Schumann: Natürlich. Die richterliche Unabhängigkeit ist keine richterliche Unfehlbarkeit. Und wer fehlbar ist, den darf man kritisieren. Allerdings muss ich hinzufügen: Die Urteilskraft vieler Kritiker des Oberlandesgerichts München ist von rasender verfassungsrechtlicher oder prozessualer Unkenntnis getrübt. BSZ: Hat das Gericht Ihrer Meinung nach Fehler gemacht?
Schumann: Die genauen Vorgänge der Akkreditierungspraxis, also wer wann was erfahren hat, kenne ich nicht. Aber dass das Gericht für die Akkreditierung der Medien das so genannte Windhundverfahren gewählt hat, ist mindestens ungeschickt.
BSZ: Warum?
Schumann: Das Prinzip „Wer zuerst kommt, mahlt zuerst“ funktioniert bei den Zuhörern, aber nicht bei den Journalisten. Es ist sachgerecht beim Zahnarzt oder beim Schlangestehen an der Bushaltestelle: Da muss man sich anstellen, warten und kommt irgendwann zum Zug. Die Journalisten, die für den NSU-Prozess akkreditiert werden wollten, aber leer ausgegangen sind, kommen überhaupt nicht mehr dran. BSZ: Das Gericht hält das Windhundprinzip für gerecht.
Schumann: Es ist überhaupt nicht sachgerecht, weil die nicht zum Zuge Gekommenen keine Chance mehr haben. Das Windhundverfahren ist für das Gericht die bequemste Lösung. Aber der Rechtsstaat ist kein bequemer Staat! BSZ: Welches Akkreditierungsverfahren halten Sie für besser?

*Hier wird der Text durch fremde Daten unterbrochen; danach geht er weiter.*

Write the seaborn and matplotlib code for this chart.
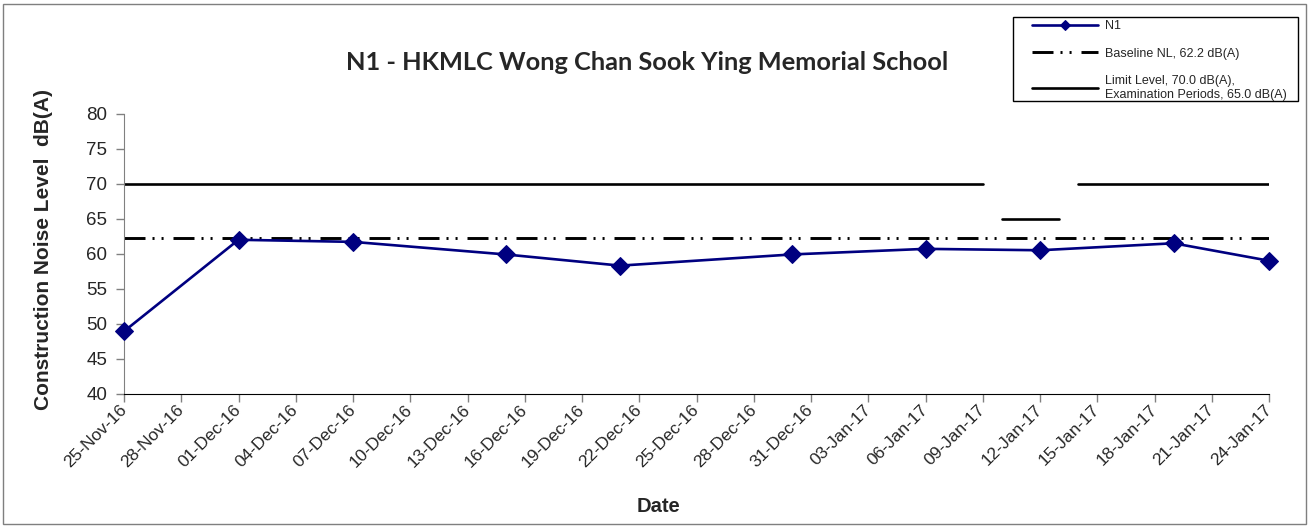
import pandas as pd
import matplotlib
matplotlib.use('Agg')
import matplotlib.pyplot as plt
import matplotlib.dates as mdates
from matplotlib.patches import Rectangle
import seaborn as sns

# N1 measurements
dates = ['2016-11-25', '2016-12-01', '2016-12-07', '2016-12-15', '2016-12-21',
         '2016-12-30', '2017-01-06', '2017-01-12', '2017-01-19', '2017-01-24']
n1 = [48.9, 62.0, 61.7, 59.9, 58.3, 59.9, 60.7, 60.5, 61.5, 59.0]

# baseline and limit levels
baseline_level = 62.2
baseline_dates = ['2016-11-25', '2017-01-24']
limit_start = ['2016-11-25', '2017-01-10', '2017-01-14']
limit_end = ['2017-01-09', '2017-01-13', '2017-01-24']
limit_level = [70.0, 65.0, 70.0]

labels = ['N1', 'Baseline NL, 62.2 dB(A)',
          'Limit Level, 70.0 dB(A),\nExamination Periods, 65.0 dB(A)']

n1_df = pd.DataFrame({'date': pd.to_datetime(dates), 'level': n1})
base_df = pd.DataFrame({'date': pd.to_datetime(baseline_dates),
                        'level': [baseline_level] * len(baseline_dates)})
limit_df = pd.DataFrame({
    'date': pd.to_datetime(limit_start + limit_end),
    'level': limit_level + limit_level,
    'seg': list(range(len(limit_level))) * 2,
}).sort_values(['seg', 'date'])

sns.set_style('white')
plt.rcParams['font.family'] = ['Liberation Sans', 'DejaVu Sans']

W, H = 1309, 527
fig = plt.figure(figsize=(W / 100, H / 100), dpi=100)
ax = fig.add_axes([124 / W, 1 - 393.5 / H, 1145 / W, 279.5 / H])

sns.lineplot(data=limit_df, x='date', y='level', units='seg', estimator=None,
             color='black', linewidth=1.9, ax=ax, legend=False)
limit_handle = ax.lines[-1]
sns.lineplot(data=base_df, x='date', y='level', color='black', linewidth=2.1,
             linestyle=(0, (7.2, 2.4, 0.7, 2.4, 0.7, 3.4)), ax=ax, legend=False)
base_handle = ax.lines[-1]
sns.lineplot(data=n1_df, x='date', y='level', color='#000080', linewidth=1.9,
             marker='D', markersize=9, markeredgecolor='#000080', ax=ax,
             legend=False, clip_on=False, zorder=5)
n1_handle = ax.lines[-1]

ax.set_xlim(pd.Timestamp('2016-11-25'), pd.Timestamp('2017-01-24'))
ax.set_ylim(40, 80)
ax.set_yticks(range(40, 81, 5))
ax.set_xticks(pd.date_range('2016-11-25', '2017-01-24', freq='3D'))
ax.xaxis.set_major_formatter(mdates.DateFormatter('%d-%b-%y'))

for s in ['top', 'right']:
    ax.spines[s].set_visible(False)
ax.spines['left'].set_color('#808080')
ax.spines['bottom'].set_color('black')
ax.tick_params(axis='y', direction='out', length=6, width=1, color='#808080',
               labelsize=13.5, pad=6, left=True)
ax.tick_params(axis='x', direction='out', length=6, width=1, color='#808080',
               labelsize=12.5, pad=4, bottom=True)
for lab in ax.get_xticklabels():
    lab.set_rotation(45)
    lab.set_ha('right')
    lab.set_va('center')
    lab.set_rotation_mode('anchor')

ax.set_xlabel('Date', fontsize=14.5, fontweight='bold')
ax.xaxis.set_label_coords((658 - 124) / 1145, (393.5 - 497) / 279.5)
ax.xaxis.label.set_va('top')
ax.set_ylabel('Construction Noise Level  dB(A)', fontsize=15, fontweight='bold')
ax.yaxis.set_label_coords((53 - 124) / 1145, (393.5 - 250) / 279.5)

fig.text(647 / W, 1 - 62 / H, 'N1 - HKMLC Wong Chan Sook Ying Memorial School',
         ha='center', va='center', fontsize=18.3, fontweight='bold',
         family=['Lato', 'DejaVu Sans'])

# legend without its own frame, box drawn separately
fig.legend([n1_handle, base_handle, limit_handle], labels,
           loc='upper left', bbox_to_anchor=(1029 / W, 1 - 17 / H),
           borderaxespad=0, frameon=False, fontsize=9, handlelength=5.3,
           handletextpad=0.55, labelspacing=1.25, borderpad=0.25,
           markerscale=0.55)
fig.patches.append(Rectangle((1013 / W, 1 - 101 / H), 285 / W, 84 / H,
                             transform=fig.transFigure, fill=False,
                             edgecolor='black', linewidth=1))

fig.patches.append(Rectangle((3 / W, 3 / H), 1303 / W, 520 / H,
                             transform=fig.transFigure, fill=False,
                             edgecolor='#7f7f7f', linewidth=1))

fig.savefig('out.png', dpi=100)
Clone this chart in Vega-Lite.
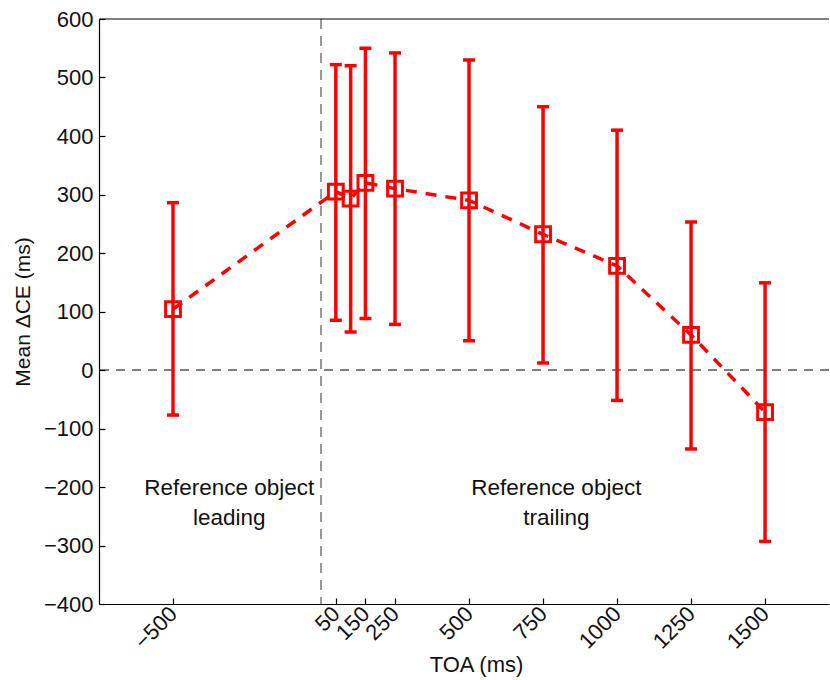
{
  "$schema": "https://vega.github.io/schema/vega-lite/v6.json",
  "autosize": "none",
  "width": 730,
  "height": 585,
  "padding": {"left": 99, "top": 19, "right": 1, "bottom": 76},
  "background": "white",
  "config": {
    "view": {"stroke": null},
    "font": "Liberation Sans",
    "axis": {"grid": false, "domainColor": "black", "tickColor": "black", "labelColor": "#111", "titleColor": "#111", "labelFont": "Liberation Sans", "titleFont": "Liberation Sans", "titleFontWeight": "normal", "domainWidth": 1.2, "tickWidth": 1.2, "labelFontSize": 22, "titleFontSize": 21}
  },
  "datasets": {
    "pts": [
      {"toa": -500, "m": 104, "lo": -77, "hi": 286},
      {"toa": 50, "m": 305, "lo": 85, "hi": 522},
      {"toa": 100, "m": 293, "lo": 65, "hi": 520},
      {"toa": 150, "m": 320, "lo": 88, "hi": 550},
      {"toa": 250, "m": 310, "lo": 78, "hi": 542},
      {"toa": 500, "m": 290, "lo": 50, "hi": 530},
      {"toa": 750, "m": 232, "lo": 12, "hi": 450},
      {"toa": 1000, "m": 178, "lo": -52, "hi": 410},
      {"toa": 1250, "m": 60, "lo": -135, "hi": 253},
      {"toa": 1500, "m": -72, "lo": -293, "hi": 149}
    ],
    "labels": [
      {"x": -310, "y": -201, "t": "Reference object"},
      {"x": -310, "y": -253, "t": "leading"},
      {"x": 795, "y": -201, "t": "Reference object"},
      {"x": 795, "y": -253, "t": "trailing"}
    ]
  },
  "layer": [
    {
      "data": {"values": [{"v": 0}]},
      "mark": {"type": "rule", "color": "black", "strokeWidth": 1.2, "strokeDash": [9, 7]},
      "encoding": {"y": {"field": "v", "type": "quantitative", "scale": {"domain": [-400, 600]}}}
    },
    {
      "data": {"values": [{"v": 0}]},
      "mark": {"type": "rule", "color": "#555", "strokeWidth": 1.2, "strokeDash": [10, 7]},
      "encoding": {"x": {"field": "v", "type": "quantitative", "scale": {"domain": [-750, 1716]}}}
    },
    {
      "data": {"values": [{"v": 600}]},
      "mark": {"type": "rule", "color": "black", "strokeWidth": 1.2},
      "encoding": {"y": {"field": "v", "type": "quantitative"}}
    },
    {
      "data": {"name": "pts"},
      "mark": {"type": "rule", "color": "#ff0000", "strokeWidth": 3.5},
      "encoding": {
        "x": {"field": "toa", "type": "quantitative"},
        "y": {"field": "lo", "type": "quantitative"},
        "y2": {"field": "hi"}
      }
    },
    {
      "data": {"name": "pts"},
      "mark": {"type": "tick", "color": "#ff0000", "orient": "horizontal", "size": 12, "thickness": 3.5, "opacity": 1},
      "encoding": {
        "x": {"field": "toa", "type": "quantitative"},
        "y": {"field": "lo", "type": "quantitative"}
      }
    },
    {
      "data": {"name": "pts"},
      "mark": {"type": "tick", "color": "#ff0000", "orient": "horizontal", "size": 12, "thickness": 3.5, "opacity": 1},
      "encoding": {
        "x": {"field": "toa", "type": "quantitative"},
        "y": {"field": "hi", "type": "quantitative"}
      }
    },
    {
      "data": {"name": "pts"},
      "mark": {"type": "line", "color": "#ff0000", "strokeWidth": 3.5, "strokeDash": [11, 9]},
      "encoding": {
        "x": {"field": "toa", "type": "quantitative"},
        "y": {"field": "m", "type": "quantitative"}
      }
    },
    {
      "data": {"name": "pts"},
      "mark": {"type": "point", "shape": "square", "filled": false, "color": "#ff0000", "size": 220, "strokeWidth": 3, "opacity": 1},
      "encoding": {
        "x": {
          "field": "toa", "type": "quantitative",
          "scale": {"domain": [-750, 1716], "nice": false, "zero": false},
          "axis": {"title": "TOA (ms)", "titleFontSize": 22, "titleX": 377, "values": [-500, 50, 150, 250, 500, 750, 1000, 1250, 1500], "format": "d", "labelOverlap": false, "labelAngle": -45, "labelAlign": "right", "labelBaseline": "middle", "tickSize": -6, "labelPadding": 12, "titlePadding": 2, "labelExpr": "replace(datum.label, '-', '\u2212')"}
        },
        "y": {
          "field": "m", "type": "quantitative",
          "scale": {"domain": [-400, 600], "nice": false, "zero": false},
          "axis": {"title": "Mean \u0394CE (ms)", "values": [-400, -300, -200, -100, 0, 100, 200, 300, 400, 500, 600], "format": "d", "tickSize": -6, "labelPadding": 12, "titlePadding": 10, "labelExpr": "replace(datum.label, '-', '\u2212')"}
        }
      }
    },
    {
      "data": {"name": "labels"},
      "mark": {"type": "text", "fontSize": 22.5, "color": "#111", "align": "center", "baseline": "middle", "font": "Liberation Sans"},
      "encoding": {
        "x": {"field": "x", "type": "quantitative"},
        "y": {"field": "y", "type": "quantitative"},
        "text": {"field": "t"}
      }
    }
  ]
}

Schumann: Ganz klar die Pool-Lösung, so wie sie auch das Bundesverfassungsgericht etwa beim Prozess gegen Erich Honecker (Ex-Staatsratsvorsitzender der DDR, d. Red.) bereits im Jahr 1992 akzeptiert hat. Damals hatten die deutschen öffentlich-rechtlichen Rundfunkanstalten, RTL und SAT1 eine Eilentscheidung beantragt. Sie sahen sich durch eine Anordnung des damaligen Strafkammervorsitzenden in ihrer Rundfunkfreiheit verletzt. Das Bundesverfassungsgericht gab ihnen Recht. Es hob die Anordnung auf und wies den Vorsitzenden an, die Tätigkeit des für den Pool arbeitenden Aufnahmeteams im Sitzungssaal zu gestatten. Entsprechend wäre es sachgerecht, wenn im Münchner Prozess eine Reihe solcher Pools bestünde. Sie berichten jeweils für ihren Bereich. Dann ist das breite Spektrum interessierter Medien einigermaßen abgedeckt. Im Übrigen tritt das Problem, dass nur eine begrenzte Zahl von Medienvertretern an einem Ereignis teilnehmen kann, auch außerhalb der Justiz auf. Der Rundfunkstaatsvertrag enthält deshalb spezielle Regelungen über die Auswahl der Medien und über die Pool-Bildung. Insoweit haben wir klare Normen gegen das Windhundprinzip. BSZ: Kann das Gericht die Pool-Lösung noch anwenden?
Schumann: Ja. Die bereits erfolgte Akkreditierung hat keine Rechtskraft. BSZ: Würde das nicht den Prozessbeginn verzögern?
Schumann: Warum sollte es? Beim Honecker-Prozess erging die Entscheidung des Bundesverfassungsgerichts einen Tag vor Prozessbeginn. BSZ: Befürworten Sie eine Videoübertragung in einen anderen Saal?
Schumann: Nein. Da muss ich als passionierter Strafverteidiger sagen, das geht unter keinen Umständen. Ich muss wissen, wer im Gerichtssaal sitzt, etwa unzulässigerweise Zeugen, die sich zur Vorbereitung ihrer Aussagen Notizen machen. Übrigens hat das Bundesverfassungsgericht diese Frage und zwar ebenfalls anlässlich des Honecker-Prozesses entschieden. Auch damals fand keine Übertragung der Hauptverhandlung in einen anderen Saal statt. Dagegen erhob ein Journalist Verfassungsbeschwerde. Doch das Bundesverfassungsgericht hielt die fehlende Übertragung für verfassungsgemäß. Leider ist dieser Beschluss sogar im Kreis ehemaliger Bundesverfassungsrichter in Vergessenheit geraten. BSZ: Das Gericht gibt keine Presseauskünfte mehr und begründet das mit der Verfassungsklage gegen die Akkreditierungspraxis.
Schumann: Das geht nicht! Da wählt das Gericht einen einfachen, aber unzulässigen Weg. Mit der gleichen Begründung könnten die Flughafen München GmbH oder auch die Staatsministerien jahrelang Presseauskünfte deshalb verweigern, weil Verfahren gegen den Flughafenausbau anhängig sind.